Nigeria produces footballers the way some countries produce rainfall: continuously, naturally, and with almost alarming volume. But developing footballers and developing football systems are not the same thing.
This week, the Nigeria Football Federation secured admission into CAF’s Grade A Coaching Convention after a nine-year wait — a move being framed domestically as a major step toward strengthening technical development inside Nigerian football.
The timing matters. Nigeria remains caught in one of international football’s strangest paradoxes: a country overflowing with talent that still struggles to consistently build stable football structures. The Super Eagles remain globally recognisable. Nigerian players populate leagues across Europe. The country continues producing elite athletic profiles. Yet every tournament cycle still seems to trigger federation disputes, coaching instability, player-management controversy, and public frustration.
That is why the coaching-convention approval matters more than it initially appears. It signals recognition that long-term football development cannot depend entirely on exporting raw talent abroad and hoping elite European systems complete the work. Nigeria is increasingly confronting a difficult reality: talent alone no longer guarantees international dominance.
The federation is also reshaping expectations around the upcoming Unity Cup tournament in London. Officials have indicated the competition will feature largely home-based players, uncapped talent, and emerging prospects rather than relying exclusively on established international stars such as Victor Osimhen and Ademola Lookman.
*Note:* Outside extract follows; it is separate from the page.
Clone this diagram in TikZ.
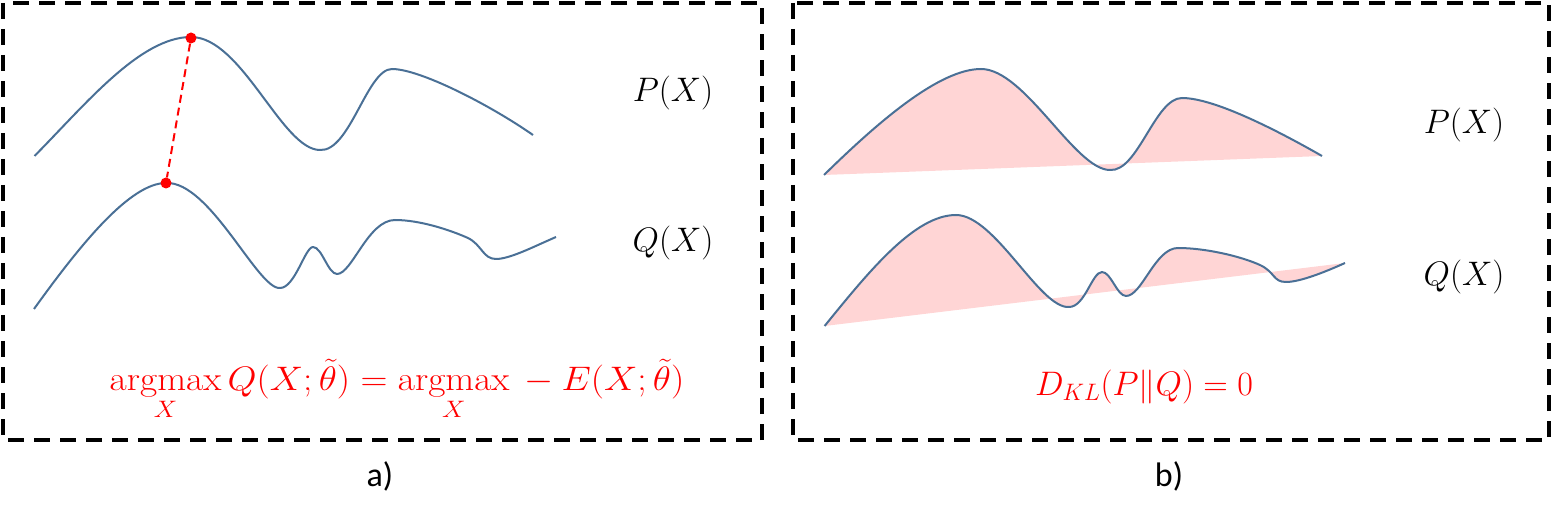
\RequirePackage{fix-cm}
\documentclass[tikz,border=0pt]{standalone}
\usepackage{amsmath}
\usepackage{graphicx}
\usepackage{fontspec}
\newfontfamily\calib{Carlito}
\definecolor{curveblue}{RGB}{74,112,150}
\definecolor{fillpink}{RGB}{255,213,213}
\begin{document}
\begin{tikzpicture}[x=1pt,y=-1pt,
  curve/.style={draw=curveblue, line width=2pt, line join=round},
  frame/.style={draw=black, line width=4pt, dash pattern=on 16pt off 10pt},
  dot/.style={circle, fill=red, inner sep=0pt, minimum size=11pt},
  reddash/.style={draw=red, line width=2pt, dash pattern=on 8pt off 5pt},
  lbl/.style={inner sep=0pt, font=\fontsize{34}{40}\selectfont},
  formula/.style={inner sep=0pt, text=red, font=\fontsize{34}{40}\selectfont},
  sublabel/.style={inner sep=0pt, font=\calib\fontsize{34}{40}\selectfont}
]
\useasboundingbox (0,0) rectangle (1552,526);

% frames
\draw[frame] (3,3) rectangle (762,440);
\draw[frame] (793,3) rectangle (1549,440);

% ---------- panel a ----------
\draw[curve] (34.5,156) .. controls (85,105) and (140,37) .. (191,37)
  .. controls (242,37) and (282,150) .. (320,150)
  .. controls (350,152) and (367,69) .. (392,69)
  .. controls (420,69) and (490,105) .. (533,135);
\draw[curve] (34,309) .. controls (80,245) and (130,183) .. (166,183)
  .. controls (210,181) and (258,290) .. (280,288)
  .. controls (295,288) and (305,247) .. (313,247)
  .. controls (322,247) and (328,274) .. (337,274)
  .. controls (352,274) and (368,220) .. (395,220)
  .. controls (420,220) and (450,230) .. (468,238)
  .. controls (482,245) and (483,259) .. (496,259)
  .. controls (510,259) and (535,246) .. (556,237);

\node[dot] (pa) at (191,38) {};
\node[dot] (qa) at (166,183) {};
\draw[reddash] (pa) -- (qa);

\node[lbl] (pxa) at (673,93.5) {$P(X)$};
\node[lbl] (qxa) at (673,243.5) {$Q(X)$};
\node[formula, anchor=base] (fa) at (397,390)
  {\scalebox{1.1}[1]{$\displaystyle \operatorname*{argmax}_{X} Q(X;\tilde{\theta}) = \operatorname*{argmax}_{X} {}- E(X;\tilde{\theta})$}};
\node[sublabel] (la) at (380,476) {a)};

% ---------- panel b ----------
\fill[fillpink] (824,175) .. controls (880,120) and (940,69) .. (981,69)
  .. controls (1025,69) and (1075,170) .. (1110,170)
  .. controls (1138,172) and (1155,98) .. (1182,98)
  .. controls (1215,98) and (1280,132) .. (1322,156) -- cycle;
\draw[curve] (824,175) .. controls (880,120) and (940,69) .. (981,69)
  .. controls (1025,69) and (1075,170) .. (1110,170)
  .. controls (1138,172) and (1155,98) .. (1182,98)
  .. controls (1215,98) and (1280,132) .. (1322,156);

\fill[fillpink] (824.6,326) .. controls (870,270) and (915,215) .. (956,215)
  .. controls (995,215) and (1040,309) .. (1069,307)
  .. controls (1085,307) and (1092,272) .. (1102,272)
  .. controls (1111,272) and (1117,296) .. (1126,296)
  .. controls (1142,296) and (1155,248) .. (1178,248)
  .. controls (1205,248) and (1240,256) .. (1260,265)
  .. controls (1275,272) and (1273,282) .. (1286,282)
  .. controls (1300,282) and (1325,272) .. (1345,263) -- cycle;
\draw[curve] (824.6,326) .. controls (870,270) and (915,215) .. (956,215)
  .. controls (995,215) and (1040,309) .. (1069,307)
  .. controls (1085,307) and (1092,272) .. (1102,272)
  .. controls (1111,272) and (1117,296) .. (1126,296)
  .. controls (1142,296) and (1155,248) .. (1178,248)
  .. controls (1205,248) and (1240,256) .. (1260,265)
  .. controls (1275,272) and (1273,282) .. (1286,282)
  .. controls (1300,282) and (1325,272) .. (1345,263);

\node[lbl] (pxb) at (1464,125.5) {$P(X)$};
\node[lbl] (qxb) at (1464,277.5) {$Q(X)$};
\node[formula, anchor=base] (fb) at (1144,395) {$D_{KL}(P\|Q)=0$};
\node[sublabel] (lb) at (1169,476) {b)};
\end{tikzpicture}
\end{document}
That decision has generated mixed reactions. Some supporters see it as necessary squad expansion. Others see it as another reminder that Nigerian football is perpetually rebuilding even while producing some of the world’s most recognisable African footballers.
Because this is Nigeria, football conversations never remain calm for long. Every selection debate becomes national discourse. Every tactical decision becomes political philosophy. Every striker omission becomes social-media warfare.
Beneath the noise, Nigeria’s sports ecosystem remains enormous. Athletics preparations are intensifying ahead of upcoming international competitions, with figures like Tobi Amusan continuing to anchor Nigeria’s global sprint and hurdles credibility. Basketball continues growing. Domestic football remains passionately followed despite structural instability. Combat sports retain cultural visibility.
The challenge is no longer producing athletes. Nigeria solved that decades ago. The challenge now is building systems stable enough to match the scale of the talent.